Current US oil production ~2 billion barrels/yr One barrel of oil yields ~ 20 gallons gasoline so US domestic gasoline production from our oil is ~ 40 billion gallons.
$4B tax break elimination divided by 40B gallons per year would indicate an increase in gasoline prices of $0.10/gallon.
$4B tax break elimination on $200 billion in revenue on 2 B Bbls at $100/Bbl oil is 2.0% of total revenues.
Therefore tax break elimination distributed across the US oil industry is much less significant than fluxuations in oil price/bbl. More significant impact to small exploration companies as indicated in post above.

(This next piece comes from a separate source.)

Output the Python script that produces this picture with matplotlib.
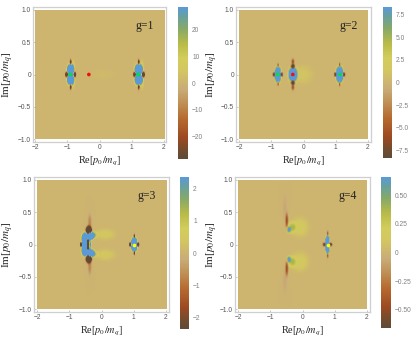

In the meantime, Washington will get everyone to look at one hand tossing the oil tax credit elimination in the air, meanwhile, doing other mischief with the other hand. Even worse, while everyone is up in arms over which way this $4B is going to go Washington will do NOTHING about any significant issues such as:
US unemployment rate A meaningful US Energy Policy, Actually increasing GOM, Alaska, and other domestic production Border Security & Immigration Debate/reduction of US spending, etc., etc.
Tomorrow - Washington and the media will toss some other trivial issue up in the air and all us lemmings will turn our heads and look.
Vote them out. Career politicians would not have a perpetual career if they resolved the real issues.